Maxing out a new Mac Pro is even more expensive a prospect today, with Apple adding its biggest SSD upgrade to the options list. The new desktop was added to the online store last week, kicking off at $5,999 but with a long list of customizations – if your pockets are deep enough. However, not all were available on day one.
For example, the entry-level Mac Pro uses Intel’s 3.5GHz 8-core Xeon W processor, but you can switch that out for up to a 28-core Xeon if you prefer. Memory, too, has some big upgrades available, starting at 32GB but potentially spiraling up to a hefty 1.5TB.
If it was maximum storage you were after, though, some patience might have paid off. The entry-level Mac Pro comes with 256GB of SSD storage, but Apple was offering 1TB for $400 more, 2TB for $800 more, or 4TB for $1,400 more. Coming “soon,” the company promised, was an 8TB SSD.
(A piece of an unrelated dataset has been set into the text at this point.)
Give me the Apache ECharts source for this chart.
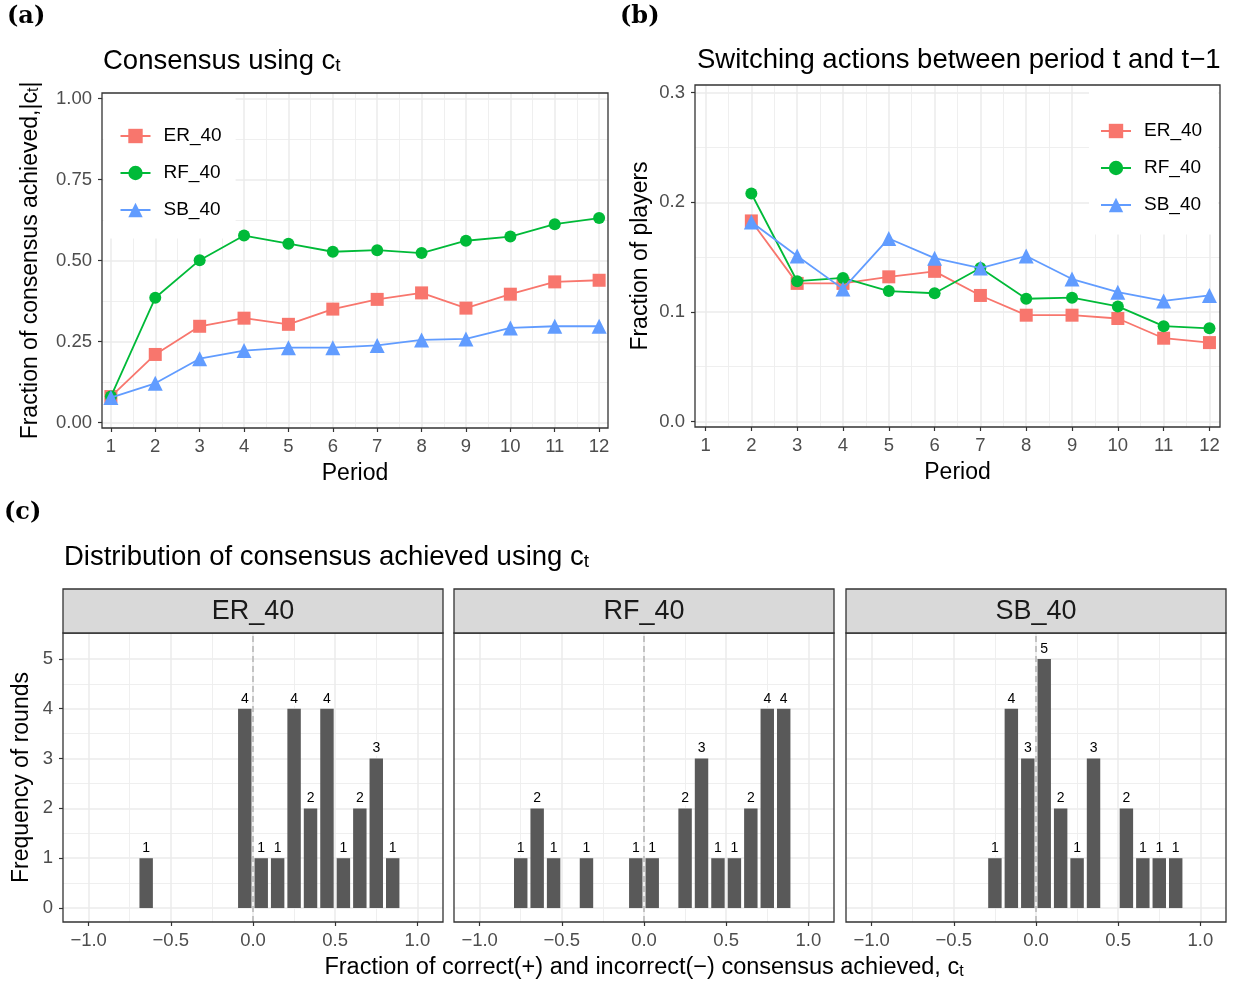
<!DOCTYPE html>
<html><head><meta charset="utf-8">
<script src="https://cdn.jsdelivr.net/npm/echarts@6/dist/echarts.min.js"></script>
<style>html,body{margin:0;padding:0;background:#fff}#c{width:1233px;height:982px}</style>
</head><body><div id="c"></div>
<script>
// ---------------- data ----------------
const seriesNames = ['ER_40', 'RF_40', 'SB_40'];
const periods = [1, 2, 3, 4, 5, 6, 7, 8, 9, 10, 11, 12];
const consER = [0.080, 0.210, 0.297, 0.322, 0.303, 0.350, 0.380, 0.400, 0.353, 0.396, 0.434, 0.439];
const consRF = [0.080, 0.385, 0.501, 0.577, 0.552, 0.527, 0.532, 0.523, 0.561, 0.574, 0.612, 0.631];
const consSB = [0.077, 0.121, 0.197, 0.222, 0.231, 0.231, 0.238, 0.255, 0.258, 0.292, 0.297, 0.297];
const switchPeriods = [2, 3, 4, 5, 6, 7, 8, 9, 10, 11, 12];
const switchER = [0.183, 0.126, 0.126, 0.132, 0.137, 0.115, 0.097, 0.097, 0.094, 0.076, 0.072];
const switchRF = [0.208, 0.128, 0.131, 0.119, 0.117, 0.140, 0.112, 0.113, 0.105, 0.087, 0.085];
const switchSB = [0.182, 0.151, 0.121, 0.167, 0.149, 0.140, 0.151, 0.130, 0.118, 0.110, 0.115];
const erBins = [-0.65, -0.05, 0.05, 0.15, 0.25, 0.35, 0.45, 0.55, 0.65, 0.75, 0.85];
const erCounts = [1, 4, 1, 1, 4, 2, 4, 1, 2, 3, 1];
const rfBins = [-0.75, -0.65, -0.55, -0.35, -0.05, 0.05, 0.25, 0.35, 0.45, 0.55, 0.65, 0.75, 0.85];
const rfCounts = [1, 2, 1, 1, 1, 1, 2, 3, 1, 1, 2, 4, 4];
const sbBins = [-0.25, -0.15, -0.05, 0.05, 0.15, 0.25, 0.35, 0.55, 0.65, 0.75, 0.85];
const sbCounts = [1, 4, 3, 5, 2, 1, 3, 2, 1, 1, 1];
const binWidth = 0.1;
// tick values
const periodTicks = [1, 2, 3, 4, 5, 6, 7, 8, 9, 10, 11, 12];
const periodMinor = [1.5, 2.5, 3.5, 4.5, 5.5, 6.5, 7.5, 8.5, 9.5, 10.5, 11.5];
const consTicks = [0, 0.25, 0.5, 0.75, 1];
const consMinor = [0.125, 0.375, 0.625, 0.875];
const switchTicks = [0, 0.1, 0.2, 0.3];
const switchMinor = [0.05, 0.15, 0.25];
const fracTicks = [-1, -0.5, 0, 0.5, 1];
const fracMinor = [-0.75, -0.25, 0.25, 0.75];
const countTicks = [0, 1, 2, 3, 4, 5];
const countMinor = [0.5, 1.5, 2.5, 3.5, 4.5];

// ---------------- styles / layout ----------------
const FONT = 'Liberation Sans';
const colors = ['#F8766D', '#00BA38', '#619CFF'];
const symbols = ['rect', 'circle', 'triangle'];
const symbolSizes = [13, 12, 15];
const G = [
  {left: 102, top: 93, width: 506, height: 335},
  {left: 695, top: 85, width: 525, height: 342},
  {left: 63, top: 633, width: 380, height: 289},
  {left: 454, top: 633, width: 380, height: 289},
  {left: 846, top: 633, width: 380, height: 289}
];
const xExt = [[0.8, 12.2], [0.77, 12.23], [-1.156, 1.156], [-1.156, 1.156], [-1.156, 1.156]];
const yExt = [[-0.017, 1.017], [-0.005, 0.307], [-0.28, 5.52], [-0.28, 5.52], [-0.28, 5.52]];

const fmt2 = v => (v < 0 ? '\u2212' : '') + Math.abs(v).toFixed(2);
const fmt1 = v => (v < 0 ? '\u2212' : '') + Math.abs(v).toFixed(1);
const fmt0 = v => (v < 0 ? '\u2212' : '') + Math.abs(Math.round(v));

const subRich = (main, sub) => ({
  m: {fontSize: main, fontFamily: FONT, fontWeight: 'normal', color: '#000'},
  s: {fontSize: sub, fontFamily: FONT, fontWeight: 'normal', color: '#000', verticalAlign: 'bottom',
      lineHeight: Math.round(sub * 0.9)}
});
const nameStyle = {fontSize: 23, fontFamily: FONT, fontWeight: 'normal', color: '#000'};

function majorAxis(gi, ext, ticks, fmt, showTicks, showLabels, margin, extra) {
  return Object.assign({
    type: 'value', gridIndex: gi, min: ext[0], max: ext[1],
    axisLine: {show: false, onZero: false},
    axisTick: {show: showTicks, length: 4, customValues: ticks, lineStyle: {color: '#333', width: 1.2}},
    axisLabel: {show: showLabels, customValues: ticks, formatter: fmt, color: '#4d4d4d', fontSize: 18.5, fontFamily: FONT, margin: margin},
    splitLine: {show: true, lineStyle: {color: '#ebebeb', width: 1.5}},
    minorTick: {show: false}, minorSplitLine: {show: false}
  }, extra || {});
}
function minorAxis(gi, ext, vals) {
  return {
    type: 'value', gridIndex: gi, min: ext[0], max: ext[1],
    axisLine: {show: false, onZero: false},
    axisTick: {show: false, customValues: vals},
    axisLabel: {show: false, customValues: vals},
    splitLine: {show: true, lineStyle: {color: '#ededed', width: 0.9}}
  };
}

const xAxes = [
  majorAxis(0, xExt[0], periodTicks, fmt0, true, true, 9, {name: 'Period', nameLocation: 'middle', nameGap: 34, nameTextStyle: nameStyle}),
  majorAxis(1, xExt[1], periodTicks, fmt0, true, true, 9, {name: 'Period', nameLocation: 'middle', nameGap: 34, nameTextStyle: nameStyle}),
  majorAxis(2, xExt[2], fracTicks, fmt1, true, true, 9),
  majorAxis(3, xExt[3], fracTicks, fmt1, true, true, 9, {
    name: '{m|Fraction of correct(+) and incorrect(\u2212) consensus achieved, c}{s|t}',
    nameLocation: 'middle', nameGap: 34,
    nameTextStyle: {rich: subRich(23.5, 16)}
  }),
  majorAxis(4, xExt[4], fracTicks, fmt1, true, true, 9),
  minorAxis(0, xExt[0], periodMinor),
  minorAxis(1, xExt[1], periodMinor),
  minorAxis(2, xExt[2], fracMinor),
  minorAxis(3, xExt[3], fracMinor),
  minorAxis(4, xExt[4], fracMinor)
];
const yAxes = [
  majorAxis(0, yExt[0], consTicks, fmt2, true, true, 10, {
    name: '{m|Fraction of consensus achieved,|c}{s|t}{m||}', nameLocation: 'middle', nameGap: 60,
    nameTextStyle: {rich: subRich(23, 16)}
  }),
  majorAxis(1, yExt[1], switchTicks, fmt1, true, true, 10, {
    name: 'Fraction of players', nameLocation: 'middle', nameGap: 43, nameTextStyle: nameStyle
  }),
  majorAxis(2, yExt[2], countTicks, fmt0, true, true, 10, {
    name: 'Frequency of rounds', nameLocation: 'middle', nameGap: 30, nameTextStyle: nameStyle
  }),
  majorAxis(3, yExt[3], countTicks, fmt0, false, false, 10),
  majorAxis(4, yExt[4], countTicks, fmt0, false, false, 10),
  minorAxis(0, yExt[0], consMinor),
  minorAxis(1, yExt[1], switchMinor),
  minorAxis(2, yExt[2], countMinor),
  minorAxis(3, yExt[3], countMinor),
  minorAxis(4, yExt[4], countMinor)
];

function lineSeries(name, k, gi, xs, ys) {
  return {
    type: 'line', name: name, xAxisIndex: gi, yAxisIndex: gi,
    data: xs.map((x, i) => [x, ys[i]]),
    symbol: symbols[k], symbolSize: symbolSizes[k], showSymbol: true,
    lineStyle: {color: colors[k], width: 1.8},
    itemStyle: {color: colors[k]},
    z: 3 + k, animation: false
  };
}
function histSeries(gi, bins, counts) {
  const g = G[gi], ext = xExt[gi];
  const pxPerUnit = g.width / (ext[1] - ext[0]);
  return {
    type: 'bar', xAxisIndex: gi, yAxisIndex: gi,
    data: bins.map((b, i) => [b, counts[i]]),
    barWidth: binWidth * pxPerUnit - 3,
    itemStyle: {color: '#595959'},
    label: {show: true, position: 'top', distance: 3, color: '#000', fontSize: 14, fontFamily: FONT,
      backgroundColor: '#fff', padding: [1, 2, 0, 2]},
    markLine: {silent: true, symbol: 'none', animation: false,
      lineStyle: {color: '#b8b8b8', type: [6, 4], width: 1.6},
      label: {show: false}, data: [{xAxis: 0}]},
    animation: false
  };
}

const series = [
  lineSeries(seriesNames[0], 0, 0, periods, consER),
  lineSeries(seriesNames[1], 1, 0, periods, consRF),
  lineSeries(seriesNames[2], 2, 0, periods, consSB),
  lineSeries(seriesNames[0], 0, 1, switchPeriods, switchER),
  lineSeries(seriesNames[1], 1, 1, switchPeriods, switchRF),
  lineSeries(seriesNames[2], 2, 1, switchPeriods, switchSB),
  histSeries(2, erBins, erCounts),
  histSeries(3, rfBins, rfCounts),
  histSeries(4, sbBins, sbCounts)
];

const legendCommon = {
  orient: 'vertical', data: seriesNames, itemWidth: 30, itemHeight: 18, itemGap: 18,
  backgroundColor: '#fff', borderWidth: 0, selectedMode: false,
  textStyle: {fontSize: 19, fontFamily: FONT, color: '#000', padding: [0, 0, 0, 8]}, z: 4
};

const labelStyle = {fontFamily: 'DejaVu Serif', fontWeight: 'bold', fontSize: 24, color: '#000'};
const titles = [
  {text: '(a)', left: 7, top: 5, padding: 0, textStyle: labelStyle},
  {text: '(b)', left: 620, top: 5, padding: 0, textStyle: labelStyle},
  {text: '(c)', left: 4, top: 501, padding: 0, textStyle: labelStyle},
  {text: '{m|Consensus using c}{s|t}', left: 103, top: 47, padding: 0, textStyle: {rich: subRich(27.5, 19)}},
  {text: 'Switching actions between period t and t\u22121', left: 697, top: 46, padding: 0,
    textStyle: {fontSize: 27.5, fontFamily: FONT, fontWeight: 'normal', color: '#000'}},
  {text: '{m|Distribution of consensus achieved using c}{s|t}', left: 64, top: 543, padding: 0, textStyle: {rich: subRich(27.5, 19)}}
];

const stripNames = ['ER_40', 'RF_40', 'SB_40'];
const graphics = [];
stripNames.forEach((n, i) => {
  const g = G[i + 2];
  graphics.push({type: 'rect', shape: {x: g.left, y: g.top - 44, width: g.width, height: 44},
    style: {fill: '#d9d9d9', stroke: '#333', lineWidth: 1.3}, z: 10});
  graphics.push({type: 'text', x: g.left + g.width / 2, y: g.top - 21,
    style: {text: n, font: '27px "Liberation Sans"', fill: '#1a1a1a', align: 'center', verticalAlign: 'middle'}, z: 11});
});

const chart = echarts.init(document.getElementById('c'), null, {renderer: 'canvas'});
chart.setOption({
  backgroundColor: '#fff',
  animation: false,
  title: titles,
  grid: G.map(g => Object.assign({}, g, {show: true, borderColor: '#333', borderWidth: 1.3,
    backgroundColor: 'transparent', containLabel: false, outerBoundsMode: 'none', z: 6})),
  xAxis: xAxes,
  yAxis: yAxes,
  legend: [
    Object.assign({}, legendCommon, {left: 103.5, top: 93.5, padding: [33, 14, 19, 16]}),
    Object.assign({}, legendCommon, {left: 1089, top: 85.5, padding: [36, 16, 20, 11]})
  ],
  graphic: graphics,
  series: series
});
</script>
</body></html>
Now that’s arrived, assuming you can afford it. $2,600 will put 8TB of SSD into your Mac Pro – supplied as two 4TB modules – and as you might expect it’s fast, too. Apple says owners can expect up to 3.4GB/s sequential read and 3.4GB/s sequential write performance, along with encryption using the Apple T2 Security Chip.
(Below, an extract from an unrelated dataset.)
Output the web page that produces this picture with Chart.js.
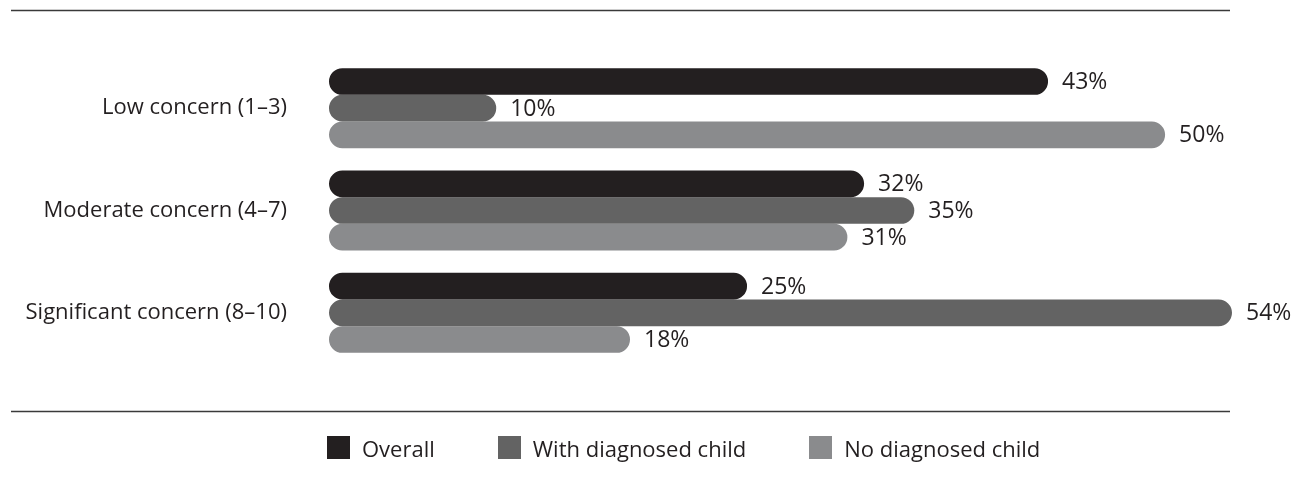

Clearly, this isn’t the cheapest way to add storage if all you’re interested in is extra capacity. The Mac Pro has multiple Thunderbolt 3 ports, for example, any of which would work just fine with an external drive. However what you won’t get by following that route is maximum performance, which could be the make-or-break factor for pro users drawn to the shiny new desktop computer.
While Apple may have delivered on this extra SSD option, there are still a few more upgrades to come. On the graphics side, for example, soon Mac Pro buyers will be able to outfit their new machine with either a single Radeon Pro W5700X with 16GB of GDDR6 memory, or two Radeon Pro W5700X with 16GB of GDDR6 memory each. Pricing for those options have not been confirmed yet.
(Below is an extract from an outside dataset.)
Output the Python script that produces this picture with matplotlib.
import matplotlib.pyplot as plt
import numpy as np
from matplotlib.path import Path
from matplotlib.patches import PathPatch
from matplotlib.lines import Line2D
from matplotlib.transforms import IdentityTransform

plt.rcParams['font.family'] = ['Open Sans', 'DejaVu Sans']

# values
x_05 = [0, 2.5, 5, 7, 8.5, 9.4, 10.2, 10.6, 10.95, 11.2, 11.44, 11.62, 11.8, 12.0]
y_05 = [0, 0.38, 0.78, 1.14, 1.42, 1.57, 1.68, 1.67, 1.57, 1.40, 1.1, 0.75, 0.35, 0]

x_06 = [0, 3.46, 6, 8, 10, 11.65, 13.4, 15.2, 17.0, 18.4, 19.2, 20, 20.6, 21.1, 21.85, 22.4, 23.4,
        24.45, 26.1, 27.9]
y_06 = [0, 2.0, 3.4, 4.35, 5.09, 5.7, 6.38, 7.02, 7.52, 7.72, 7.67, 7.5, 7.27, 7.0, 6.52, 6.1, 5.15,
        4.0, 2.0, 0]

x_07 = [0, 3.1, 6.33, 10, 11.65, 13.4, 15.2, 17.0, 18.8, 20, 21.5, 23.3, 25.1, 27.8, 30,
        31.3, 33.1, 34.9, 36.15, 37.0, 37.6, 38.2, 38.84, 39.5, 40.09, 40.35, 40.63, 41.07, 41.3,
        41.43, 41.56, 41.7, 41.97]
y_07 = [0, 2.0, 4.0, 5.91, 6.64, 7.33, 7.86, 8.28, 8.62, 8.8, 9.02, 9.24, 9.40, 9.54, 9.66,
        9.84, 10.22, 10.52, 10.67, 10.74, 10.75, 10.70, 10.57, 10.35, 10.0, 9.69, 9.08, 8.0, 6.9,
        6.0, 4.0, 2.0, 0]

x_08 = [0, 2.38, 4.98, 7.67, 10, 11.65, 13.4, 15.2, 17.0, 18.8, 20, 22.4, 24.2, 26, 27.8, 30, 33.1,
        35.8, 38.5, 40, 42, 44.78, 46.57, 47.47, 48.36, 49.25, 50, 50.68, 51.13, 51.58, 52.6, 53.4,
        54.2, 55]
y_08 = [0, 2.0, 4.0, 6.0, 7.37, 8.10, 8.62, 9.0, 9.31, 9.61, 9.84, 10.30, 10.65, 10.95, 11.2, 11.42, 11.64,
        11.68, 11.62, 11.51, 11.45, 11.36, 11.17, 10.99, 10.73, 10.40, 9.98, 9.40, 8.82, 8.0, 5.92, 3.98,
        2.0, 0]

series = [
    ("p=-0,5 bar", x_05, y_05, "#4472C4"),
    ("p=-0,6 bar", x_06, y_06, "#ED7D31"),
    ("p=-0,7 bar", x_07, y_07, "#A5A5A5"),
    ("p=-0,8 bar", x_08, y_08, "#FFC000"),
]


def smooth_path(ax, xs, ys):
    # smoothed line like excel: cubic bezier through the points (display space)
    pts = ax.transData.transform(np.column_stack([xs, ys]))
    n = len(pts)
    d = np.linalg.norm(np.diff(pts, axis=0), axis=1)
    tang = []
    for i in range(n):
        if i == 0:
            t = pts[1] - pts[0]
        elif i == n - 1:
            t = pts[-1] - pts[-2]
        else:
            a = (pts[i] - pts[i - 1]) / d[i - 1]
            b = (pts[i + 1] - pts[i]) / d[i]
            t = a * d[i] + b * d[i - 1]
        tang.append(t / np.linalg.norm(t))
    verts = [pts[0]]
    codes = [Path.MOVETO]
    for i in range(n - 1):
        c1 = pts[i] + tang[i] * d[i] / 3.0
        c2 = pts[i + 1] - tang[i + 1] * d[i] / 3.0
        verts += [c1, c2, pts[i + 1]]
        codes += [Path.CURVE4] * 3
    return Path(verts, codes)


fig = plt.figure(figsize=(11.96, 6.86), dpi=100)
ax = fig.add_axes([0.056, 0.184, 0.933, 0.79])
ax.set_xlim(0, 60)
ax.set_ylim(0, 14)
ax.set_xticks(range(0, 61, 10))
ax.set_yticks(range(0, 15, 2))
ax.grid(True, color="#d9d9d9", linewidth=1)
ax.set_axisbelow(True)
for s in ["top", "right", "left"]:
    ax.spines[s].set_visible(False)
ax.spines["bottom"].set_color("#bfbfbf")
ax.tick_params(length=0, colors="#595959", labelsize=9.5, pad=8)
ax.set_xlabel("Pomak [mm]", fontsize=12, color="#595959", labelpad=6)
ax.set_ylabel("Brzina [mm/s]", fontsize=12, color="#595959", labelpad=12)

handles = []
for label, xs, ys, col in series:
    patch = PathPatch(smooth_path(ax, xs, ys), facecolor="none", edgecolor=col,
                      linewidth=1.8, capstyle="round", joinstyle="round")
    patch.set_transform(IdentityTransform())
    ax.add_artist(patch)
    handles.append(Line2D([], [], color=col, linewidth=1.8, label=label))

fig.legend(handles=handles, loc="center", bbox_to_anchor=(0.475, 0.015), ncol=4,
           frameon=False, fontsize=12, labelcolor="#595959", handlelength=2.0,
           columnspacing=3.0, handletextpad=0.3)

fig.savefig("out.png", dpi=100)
The other big option getting some potential buyers excited is the Mac Pro Rack. That does away with the desktop casing, and instead puts the guts of the Mac Pro into a rack-friendly chassis. As you’d expect, the distinctive 3D cooling grille mesh is retained, but the form-factor should be a whole lot more convenient for businesses looking to set up multiple Mac Pro units into a huge array.
Apple hasn’t said exactly when the Mac Pro Rack will launch, only that it’s “coming soon” to its stores. It’ll be priced from $6,499 when it lands, however.